Here’s a full summary of the taxes employers pay, employees pay, and both pay:
Payroll taxes that both employers and employees pay
Both employers and employees pay FICA tax, which is Social Security and Medicare Taxes.
- Social Security tax
You and your employees contribute to it at a rate of 6.2 percent of your employees’ gross wages. This has a wage base of $127,200 in 2017, so if your employee makes over that amount in a year, the contributions will end once they hit that limit.
- Medicare tax
You and your employees contribute to it at a rate of 1.45 percent of their gross wages. People who make over $200,000 also contribute an additional 0.9 percent after they hit that limit.
Payroll taxes only employers have to pay
Here are the taxes only employers, not employees, pay when it comes to payroll:
- Federal unemployment taxes (FUTA)
The Federal Unemployment Tax Act, or FUTA for short, is there to provide a buffer for people who have recently lost their jobs. Employers have to pay 6 percent toward FUTA, and companies who pay their state unemployment taxes on time can receive a credit up to 5.4 percent towards their FUTA tax rate. After all is said and done, the FUTA tax rate equals 0.6 percent of all taxable wages — up to the first $7,000 earned for each employee. Current states subject to a FUTA credit reduction can be found at the US Department of Labor.
- State unemployment taxes
Just like FUTA, state unemployment insurance (SUI) taxes are paid by employers as a safety net for people who are looking for a new gig. Nearly every state has a different tax rate, which is usually determined by the type of business you have and your history with unemployment claims. Head over to the US Department of Labor’s state law website to learn more about your particular rate. If are you are based in Alaska, New Jersey, or Pennsylvania, you also withhold an employee contribution of SUI taxes.
- Any local taxes
There are also a grab bag of taxes out there that are based on the city, county, or municipality that you work in. Typically, most companies are only required to withhold taxes for counties where there’s a work location, like a cafe, office, or construction site.at the city, county, or municipality level that the employer is responsible for.
Taxes only your employees have to pay
You guessed it, here are the taxes that only employees pay:
- Federal income tax
This tax is paid by employees only and is calculated off of their total income, filing status, and personal exemptions. Excluding any deductions, the minimum federal tax rate is 10 percent and the maximum federal tax rate is 39.6 percent for any income over $415,050 (for single filers) or $466,950 (for married joint filers) as of 2016. Check out the estimated 2017 federal income tax brackets here.

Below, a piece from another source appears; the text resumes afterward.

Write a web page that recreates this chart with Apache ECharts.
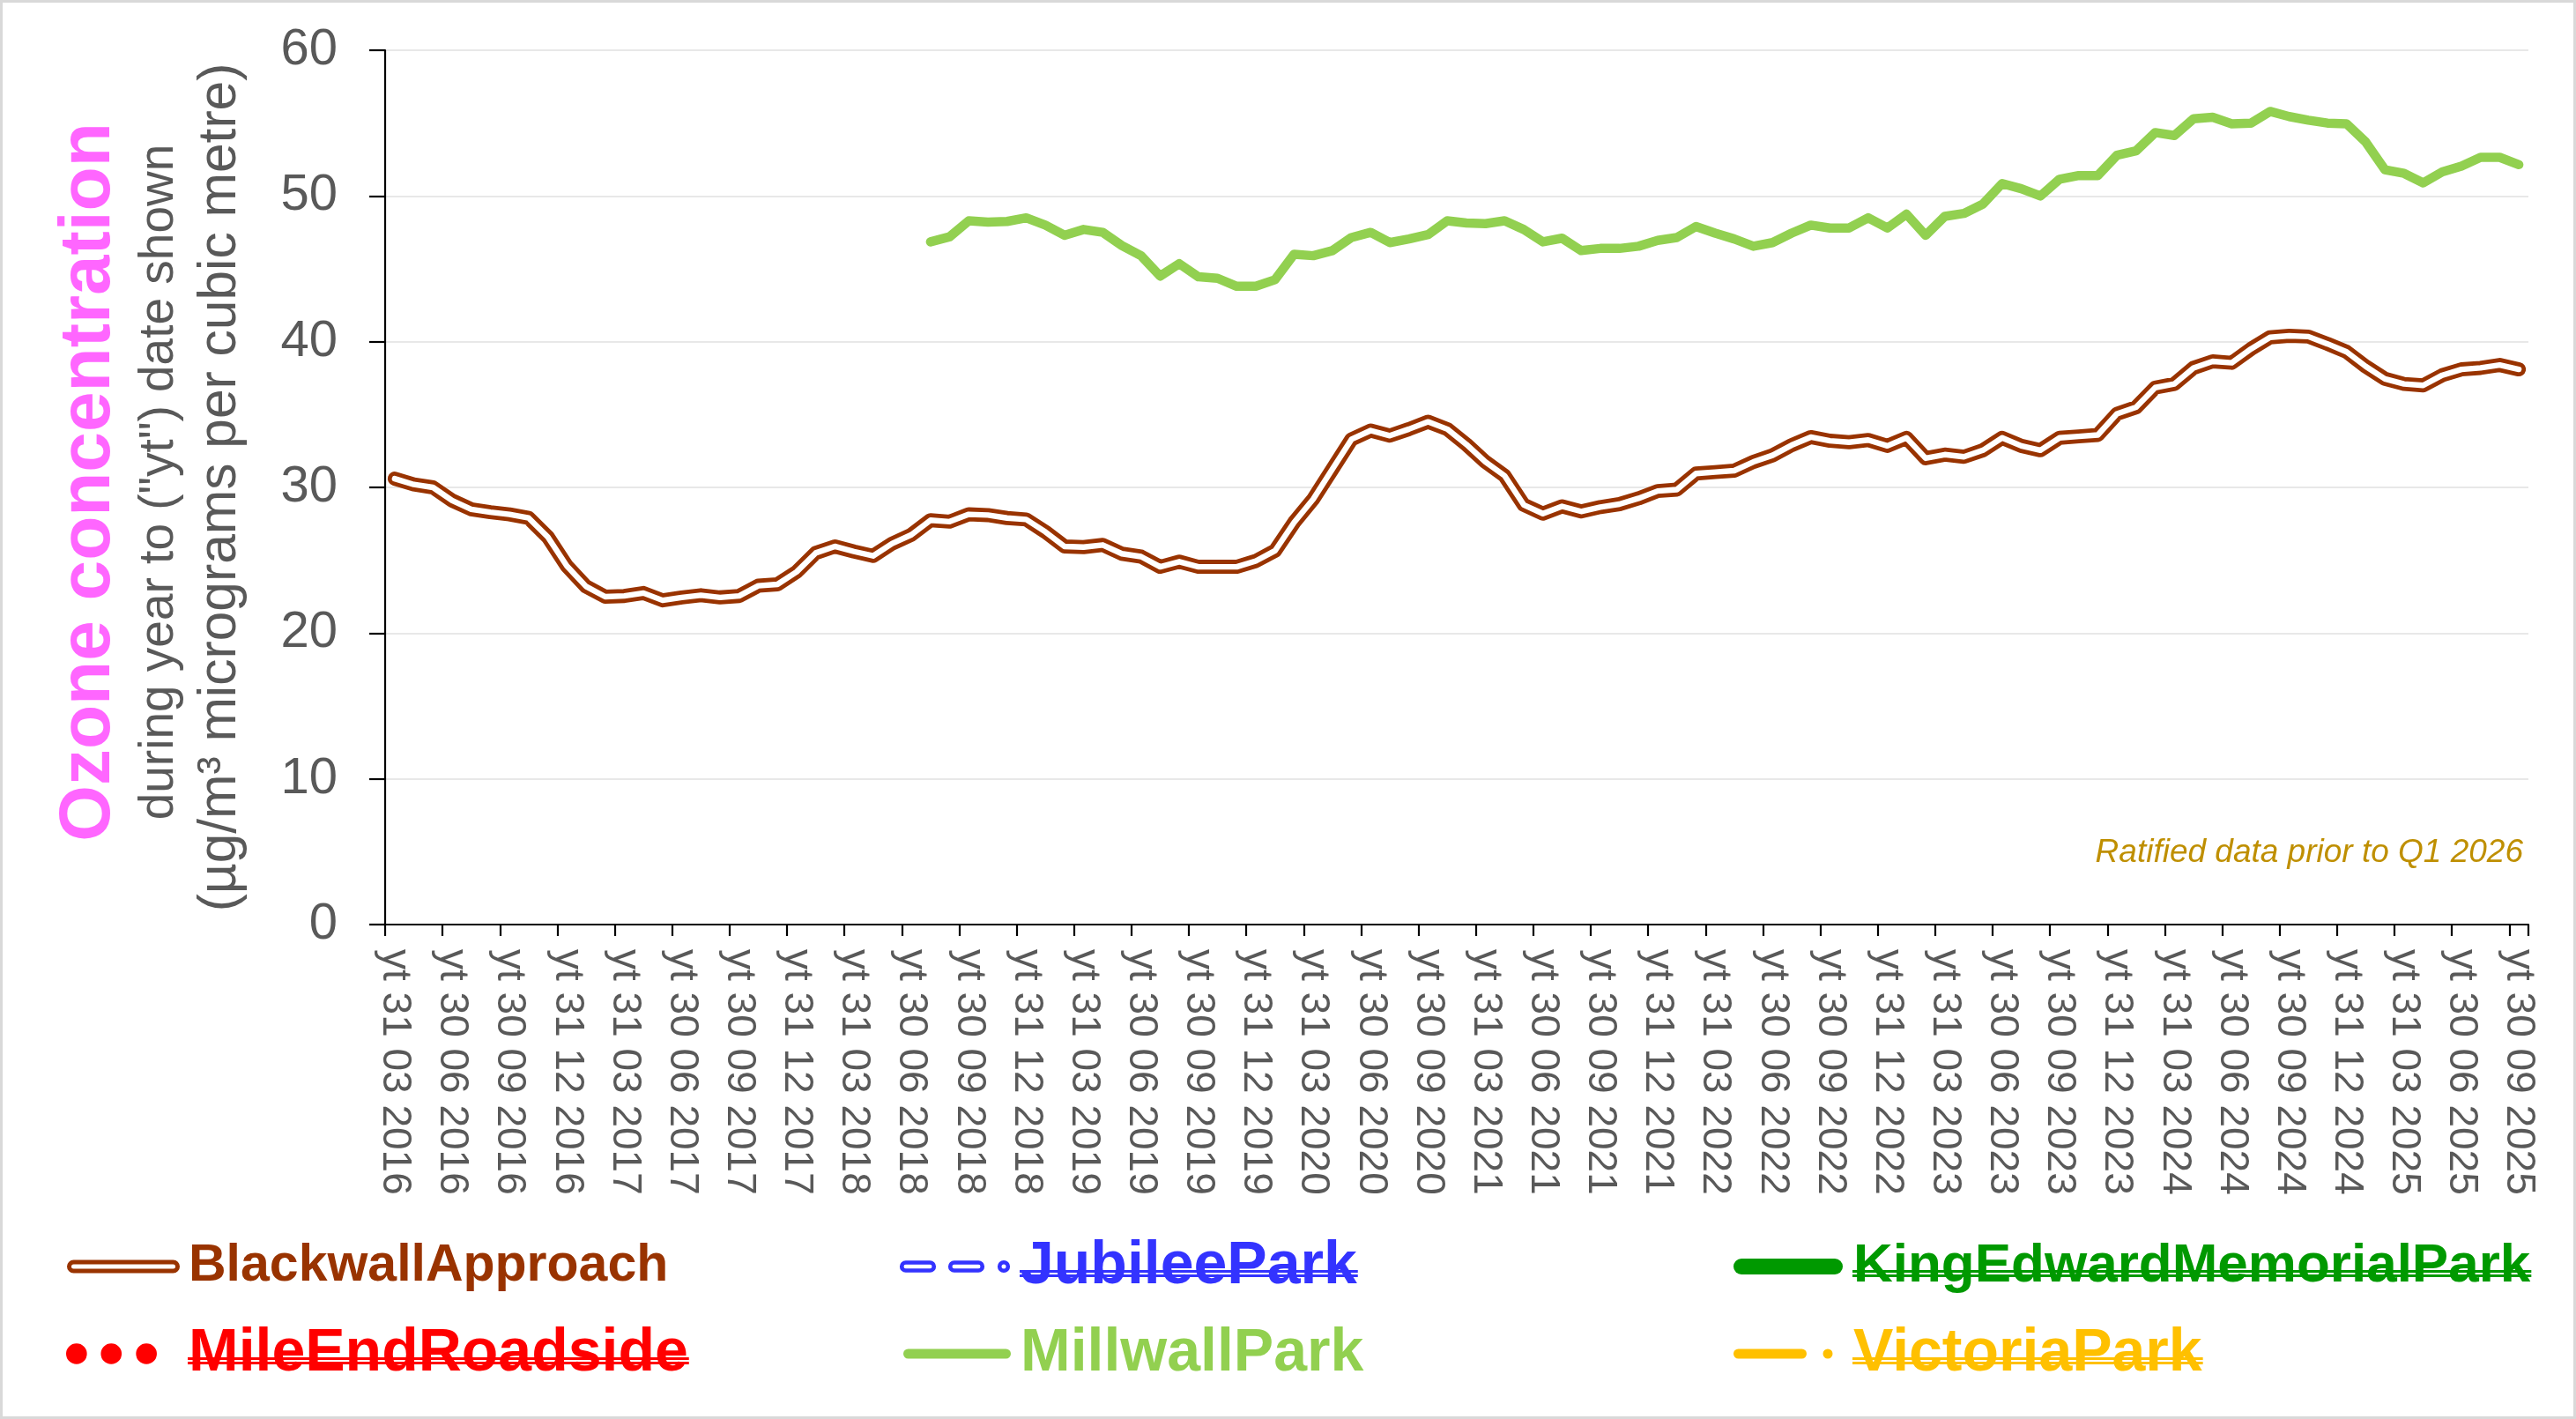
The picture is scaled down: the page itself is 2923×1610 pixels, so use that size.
<!DOCTYPE html>
<html>
<head>
<meta charset="utf-8">
<script src="https://cdn.jsdelivr.net/npm/echarts@6/dist/echarts.min.js"></script>
<style>
html,body{margin:0;padding:0;background:#ffffff;}
#chart{width:2923px;height:1610px;}
</style>
</head>
<body>
<div id="chart"></div>
<script>
// ---------------- DATA ----------------
const categories = [
  "yt 31 03 2016","yt 30 04 2016","yt 31 05 2016","yt 30 06 2016","yt 31 07 2016","yt 31 08 2016","yt 30 09 2016","yt 31 10 2016","yt 30 11 2016","yt 31 12 2016",
  "yt 31 01 2017","yt 28 02 2017","yt 31 03 2017","yt 30 04 2017","yt 31 05 2017","yt 30 06 2017","yt 31 07 2017","yt 31 08 2017","yt 30 09 2017","yt 31 10 2017","yt 30 11 2017","yt 31 12 2017",
  "yt 31 01 2018","yt 28 02 2018","yt 31 03 2018","yt 30 04 2018","yt 31 05 2018","yt 30 06 2018","yt 31 07 2018","yt 31 08 2018","yt 30 09 2018","yt 31 10 2018","yt 30 11 2018","yt 31 12 2018",
  "yt 31 01 2019","yt 28 02 2019","yt 31 03 2019","yt 30 04 2019","yt 31 05 2019","yt 30 06 2019","yt 31 07 2019","yt 31 08 2019","yt 30 09 2019","yt 31 10 2019","yt 30 11 2019","yt 31 12 2019",
  "yt 31 01 2020","yt 29 02 2020","yt 31 03 2020","yt 30 04 2020","yt 31 05 2020","yt 30 06 2020","yt 31 07 2020","yt 31 08 2020","yt 30 09 2020","yt 30 11 2020","yt 31 01 2021",
  "yt 31 03 2021","yt 30 04 2021","yt 31 05 2021","yt 30 06 2021","yt 31 07 2021","yt 31 08 2021","yt 30 09 2021","yt 31 10 2021","yt 30 11 2021","yt 31 12 2021",
  "yt 31 01 2022","yt 28 02 2022","yt 31 03 2022","yt 30 04 2022","yt 31 05 2022","yt 30 06 2022","yt 31 07 2022","yt 31 08 2022","yt 30 09 2022","yt 31 10 2022","yt 30 11 2022","yt 31 12 2022",
  "yt 31 01 2023","yt 28 02 2023","yt 31 03 2023","yt 30 04 2023","yt 31 05 2023","yt 30 06 2023","yt 31 07 2023","yt 31 08 2023","yt 30 09 2023","yt 31 10 2023","yt 30 11 2023","yt 31 12 2023",
  "yt 31 01 2024","yt 29 02 2024","yt 31 03 2024","yt 30 04 2024","yt 31 05 2024","yt 30 06 2024","yt 31 07 2024","yt 31 08 2024","yt 30 09 2024","yt 31 10 2024","yt 30 11 2024","yt 31 12 2024",
  "yt 31 01 2025","yt 28 02 2025","yt 31 03 2025","yt 30 04 2025","yt 31 05 2025","yt 30 06 2025","yt 31 07 2025","yt 31 08 2025","yt 30 09 2025"
];

const blackwallApproach = [
  30.6, 30.2, 30.0, 29.1, 28.5, 28.3, 28.15, 27.9, 26.6, 24.6,
  23.2, 22.5, 22.55, 22.75, 22.25, 22.45, 22.6, 22.45, 22.55, 23.25,
  23.35, 24.2, 25.5, 25.95, 25.6, 25.3, 26.15, 26.75, 27.75, 27.65,
  28.15, 28.1, 27.9, 27.8, 26.95, 25.95, 25.9, 26.05, 25.45, 25.25,
  24.55, 24.9, 24.55, 24.55, 24.55, 24.95, 25.65, 27.6, 29.2, 31.25,
  33.3, 33.9, 33.55, 34.0, 34.5, 34.0, 32.95, 31.75, 30.8, 28.8,
  28.2, 28.7, 28.35, 28.65, 28.85, 29.25, 29.75, 29.85, 30.95, 31.05,
  31.15, 31.75, 32.2, 32.9, 33.45, 33.2, 33.1, 33.25, 32.85, 33.4,
  32.0, 32.25, 32.1, 32.55, 33.4, 32.85, 32.55, 33.4, 33.5, 33.6,
  35.05, 35.5, 36.85, 37.1, 38.2, 38.65, 38.55, 39.5, 40.3, 40.4,
  40.35, 39.85, 39.3, 38.3, 37.45, 37.1, 37.0, 37.7, 38.1, 38.2,
  38.4, 38.1
];

const millwallPark = [
  null, null, null, null, null, null, null, null, null, null,
  null, null, null, null, null, null, null, null, null, null,
  null, null, null, null, null, null, null, null,
  46.85, 47.2, 48.3, 48.2, 48.25, 48.5, 48.0, 47.3, 47.7, 47.5,
  46.6, 45.9, 44.5, 45.35, 44.45, 44.35, 43.8, 43.8, 44.25, 46.0,
  45.9, 46.25, 47.15, 47.5, 46.8, 47.05, 47.35, 48.3, 48.15, 48.1,
  48.3, 47.7, 46.85, 47.1, 46.25, 46.4, 46.4, 46.55, 46.95, 47.15,
  47.9, 47.45, 47.05, 46.55, 46.8, 47.45, 48.0, 47.8, 47.8, 48.5,
  47.8, 48.75, 47.3, 48.6, 48.8, 49.45, 50.85, 50.5, 50.0, 51.15,
  51.4, 51.4, 52.8, 53.1, 54.35, 54.15, 55.3, 55.4, 54.95, 55.0,
  55.8, 55.45, 55.2, 55.0, 54.95, 53.7, 51.8, 51.55, 50.9, 51.65,
  52.05, 52.65, 52.65, 52.15
];

const jubileePark = [];
const kingEdwardMemorialPark = [];
const mileEndRoadside = [];
const victoriaPark = [];

const yMin = 0;
const yMax = 60;
const yStep = 10;

const titleMain = "Ozone concentration";
const titleLine2 = "during year to (\"yt\") date shown";
const titleLine3 = "(\u00B5g/m\u00B3 micrograms per cubic metre)";
const noteText = "Ratified data prior to Q1 2026";

// ---------------- STYLE ----------------
const FONT = '"Liberation Sans", Arial, Helvetica, sans-serif';
const GREY = '#595959';

function capsule(x1, x2, yc, h) {
  const r = h / 2;
  return 'M' + (x1 + r) + ' ' + (yc - r) + 'L' + (x2 - r) + ' ' + (yc - r) +
    'A' + r + ' ' + r + ' 0 0 1 ' + (x2 - r) + ' ' + (yc + r) +
    'L' + (x1 + r) + ' ' + (yc + r) +
    'A' + r + ' ' + r + ' 0 0 1 ' + (x1 + r) + ' ' + (yc - r) + 'Z';
}
function dot(cx, cy, r) {
  return 'M' + (cx - r) + ' ' + cy + 'A' + r + ' ' + r + ' 0 1 1 ' + (cx + r) + ' ' + cy +
    'A' + r + ' ' + r + ' 0 1 1 ' + (cx - r) + ' ' + cy + 'Z';
}
const ICON_W = 134, ICON_H = 26;
const BOX = 'M0 0M' + ICON_W + ' ' + ICON_H;

const legendItems = [
  { name: 'BlackwallApproach', left: 75, row: 1437, size: 59, color: '#993300', strike: false,
    icon: 'path://' + BOX + capsule(3.5, 126.5, 13, 10),
    itemStyle: { color: '#ffffff', borderColor: '#993300', borderWidth: 5 } },
  { name: 'MileEndRoadside', left: 75, row: 1536, size: 68, color: '#FF0000', strike: true,
    icon: 'path://' + BOX + dot(10, 13, 12) + dot(50, 13, 12) + dot(90.5, 13, 12),
    itemStyle: { color: '#FF0000', borderColor: '#FF0000', borderWidth: 0 } },
  { name: 'JubileePark', left: 1019, row: 1437, size: 68, color: '#3333FF', strike: true,
    icon: 'path://' + BOX + capsule(4.2, 40.8, 13, 9) + capsule(59.2, 95.8, 13, 9) + dot(120, 13, 4.8),
    itemStyle: { color: '#ffffff', borderColor: '#3333FF', borderWidth: 4.6 } },
  { name: 'MillwallPark', left: 1019, row: 1536, size: 68, color: '#92D050', strike: false,
    icon: 'path://' + BOX + capsule(6, 128, 13, 11),
    itemStyle: { color: '#92D050', borderColor: '#92D050', borderWidth: 0 } },
  { name: 'KingEdwardMemorialPark', left: 1964, row: 1437, size: 62, color: '#009900', strike: true,
    icon: 'path://' + BOX + capsule(3, 127, 13, 18),
    itemStyle: { color: '#009900', borderColor: '#009900', borderWidth: 0 } },
  { name: 'VictoriaPark', left: 1964, row: 1536, size: 68, color: '#FFC000', strike: true,
    icon: 'path://' + BOX + capsule(3, 86, 13, 11) + dot(110, 13, 5.5),
    itemStyle: { color: '#FFC000', borderColor: '#FFC000', borderWidth: 0 } }
];

const legends = legendItems.map(function (it) {
  return {
    show: true,
    orient: 'vertical',
    left: it.left - it.itemStyle.borderWidth / 2,
    top: it.row - it.size / 2,
    padding: 0,
    itemWidth: ICON_W,
    itemHeight: ICON_H,
    itemGap: 0,
    selectedMode: false,
    data: [{
      name: it.name,
      icon: it.icon,
      itemStyle: it.itemStyle,
      textStyle: { color: it.color, fontSize: it.size, fontWeight: 'bold', fontFamily: FONT }
    }]
  };
});

// strikethrough overlays for the legend entries without data
const measureCtx = document.createElement('canvas').getContext('2d');
const strikeGraphics = [];
legendItems.forEach(function (it) {
  if (!it.strike) return;
  measureCtx.font = 'bold ' + it.size + 'px ' + FONT;
  const w = measureCtx.measureText(it.name).width;
  const x0 = it.left + ICON_W + 5 - 1;
  const x1 = it.left + ICON_W + 5 + w + 1;
  [5.5, 10.5].forEach(function (dy) {
    strikeGraphics.push({
      type: 'line', silent: true, z: 100,
      shape: { x1: x0, y1: it.row + dy, x2: x1, y2: it.row + dy },
      style: { stroke: it.color, lineWidth: 2.8 }
    });
  });
});

const chart = echarts.init(document.getElementById('chart'), null, { renderer: 'canvas' });

const option = {
  backgroundColor: '#ffffff',
  animation: false,
  tooltip: { show: false },
  grid: { left: 437, right: 54, top: 57, bottom: 561, containLabel: false, outerBoundsMode: 'none' },
  legend: legends,
  xAxis: {
    type: 'category',
    data: categories,
    boundaryGap: true,
    axisLine: { show: true, lineStyle: { color: '#000000', width: 2.2 } },
    axisTick: { show: true, interval: 2, length: 13, inside: false, lineStyle: { color: '#000000', width: 2.2 } },
    axisLabel: { show: true, interval: 2, rotate: -90, margin: 28, fontSize: 46, color: GREY, fontFamily: FONT },
    splitLine: { show: false }
  },
  yAxis: {
    type: 'value',
    min: yMin,
    max: yMax,
    interval: yStep,
    axisLine: { show: true, lineStyle: { color: '#000000', width: 2.2 } },
    axisTick: { show: true, length: 18, inside: false, lineStyle: { color: '#000000', width: 2.2 } },
    axisLabel: { show: true, margin: 54, fontSize: 58, color: GREY, fontFamily: FONT },
    splitLine: { show: true, lineStyle: { color: '#E0E0E0', width: 1.5 } }
  },
  series: [
    { name: 'BlackwallApproach', type: 'line', data: blackwallApproach, symbol: 'none', showSymbol: false,
      lineStyle: { color: '#993300', width: 16, cap: 'round', join: 'round' }, itemStyle: { color: '#993300' } },
    { name: 'BlackwallApproach (inner)', type: 'line', data: blackwallApproach, symbol: 'none', showSymbol: false, silent: true,
      lineStyle: { color: '#ffffff', width: 6.4, cap: 'round', join: 'round' }, itemStyle: { color: '#ffffff' } },
    { name: 'JubileePark', type: 'line', data: jubileePark, symbol: 'none',
      lineStyle: { color: '#3333FF', width: 6, type: 'dashed' }, itemStyle: { color: '#3333FF' } },
    { name: 'KingEdwardMemorialPark', type: 'line', data: kingEdwardMemorialPark, symbol: 'none',
      lineStyle: { color: '#009900', width: 17 }, itemStyle: { color: '#009900' } },
    { name: 'MileEndRoadside', type: 'line', data: mileEndRoadside, symbol: 'none',
      lineStyle: { color: '#FF0000', width: 12, type: 'dotted' }, itemStyle: { color: '#FF0000' } },
    { name: 'MillwallPark', type: 'line', data: millwallPark, symbol: 'none', showSymbol: false, connectNulls: false,
      lineStyle: { color: '#92D050', width: 10.5, cap: 'round', join: 'round' }, itemStyle: { color: '#92D050' } },
    { name: 'VictoriaPark', type: 'line', data: victoriaPark, symbol: 'none',
      lineStyle: { color: '#FFC000', width: 10, type: 'dashed' }, itemStyle: { color: '#FFC000' } }
  ],
  graphic: [
    { type: 'rect', silent: true, z: -10,
      shape: { x: 1.5, y: 1.5, width: 2920, height: 1607 },
      style: { fill: 'none', stroke: '#D9D9D9', lineWidth: 3 } },
    { type: 'text', silent: true, x: 101, y: 547, rotation: Math.PI / 2,
      style: { text: titleMain, fill: '#FF66FF', font: 'bold 82px ' + FONT,
        align: 'center', verticalAlign: 'middle', textAlign: 'center', textVerticalAlign: 'middle' } },
    { type: 'text', silent: true, x: 181, y: 547, rotation: Math.PI / 2,
      style: { text: titleLine2, fill: GREY, font: '55px ' + FONT,
        align: 'center', verticalAlign: 'middle', textAlign: 'center', textVerticalAlign: 'middle' } },
    { type: 'text', silent: true, x: 250, y: 553, rotation: Math.PI / 2,
      style: { text: titleLine3, fill: GREY, font: '60.5px ' + FONT,
        align: 'center', verticalAlign: 'middle', textAlign: 'center', textVerticalAlign: 'middle' } },
    { type: 'text', silent: true, x: 2863, y: 968,
      style: { text: noteText, fill: '#BF8F00', font: 'italic 37px ' + FONT,
        align: 'right', verticalAlign: 'middle', textAlign: 'right', textVerticalAlign: 'middle' } }
  ].concat(strikeGraphics)
};

chart.setOption(option);
</script>
</body>
</html>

To calculate the amount to withhold each paycheck, the employer withholding tables are also published by the IRS.
- State income tax
Most states collect income tax too. New York and California typically have the highest rates, but it can vary by year. On the other end of the spectrum, Alaska, Florida, Nevada, South Dakota, Tennessee, Texas, Washington, and Wyoming don’t have a personal income tax on wages. For you business owners out there, note that Tennessee does tax interest and dividend income.
- Any local taxes
Once again, there may be local taxes at the city, county, or municipality level that employees may be responsible to pay. Check with your local jurisdiction or payroll provider to ensure your payroll is compliant at the local, state, and federal levels.
In this sample paycheck from Gusto, you can see how both employer- and employee-paid payroll taxes are listed. Remember, only taxes paid by employees, not employers, reduce an employee’s net pay, which is the amount of money they take home after all the taxes and deductions are taken out.
Updated September 26, 2017
This article provides general information and shouldn’t be construed as tax advice. Since tax rules may change over time and can vary by location and industry, please consult a CPA or tax advisor for advice specific to your business.